In the context of the recent radical decline in house prices, this option would also probably achieve better value for exchequer investment. The scheme to enable housing associations to borrow to fund social housing acquisition has been established very recently; therefore it would be premature to attempt to assess its achievements. However evaluations of similar programmes elsewhere in Europe clearly indicate that in order to be successful they require ongoing government subsidies in cash (e.g. interest rate subsidies) or inkind (e.g. loan guarantees).
The other key challenges to social housing sector reform are related to the fragmented structure of this sector. The 23,000 dwellings in the housing associations are distributed among some 700 separate agencies, over two-thirds of which supply only a handful of dwellings and are managed entirely by volunteers.
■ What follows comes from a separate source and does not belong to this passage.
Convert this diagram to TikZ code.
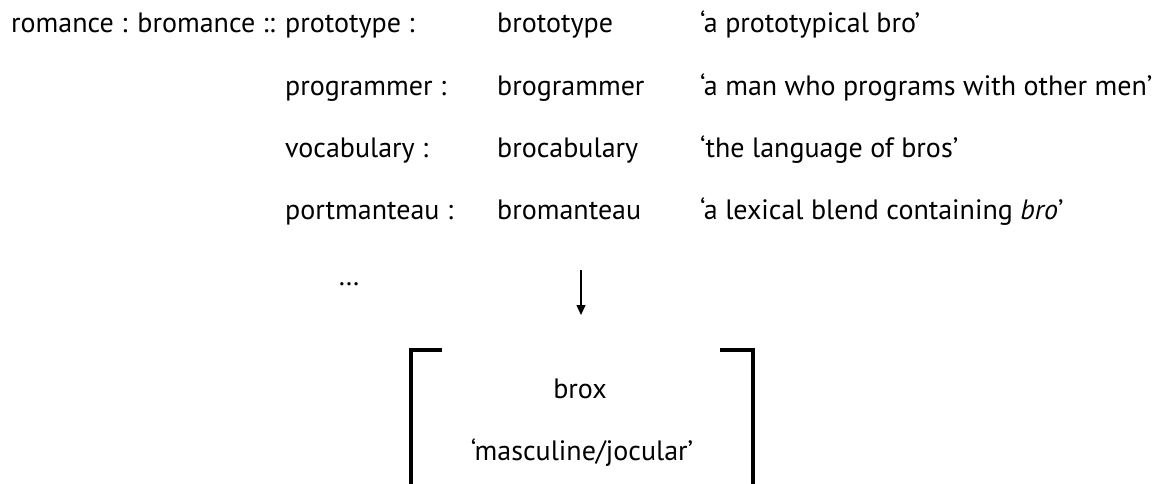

The 120,000 dwellings provided by local authorities are distributed among 89 landlords, but only seven landlords in this sector own more than 3,000 dwellings.
From the perspective of housing management, this stock distribution pattern creates significant diseconomies of scale. From the perspective of reforming funding, very small landlords are unlikely to own enough dwellings on which to secure private sector loan finance, therefore some amalgamation of landlords will be necessary to enable diversification of funding. In the case of local authority-provided social housing there is an added complication. Their borrowings form part of the national debt, which may explain which this sector was excluded from the funding diversification plans announced in Budget 2011. Other EU members, notably the UK, have surmounted this issue by transferring social housing from local authorities to the ownership of a housing association or an especially created independent agency known as an arms-length management company. In view of the shortage of large social landlords in Ireland, rising social housing need and the extreme pressures on exchequer funding for the sector, radical interventions of this type are also required in Ireland.
Dr Michelle Norris is senior social policy lecturer at University College Dublin.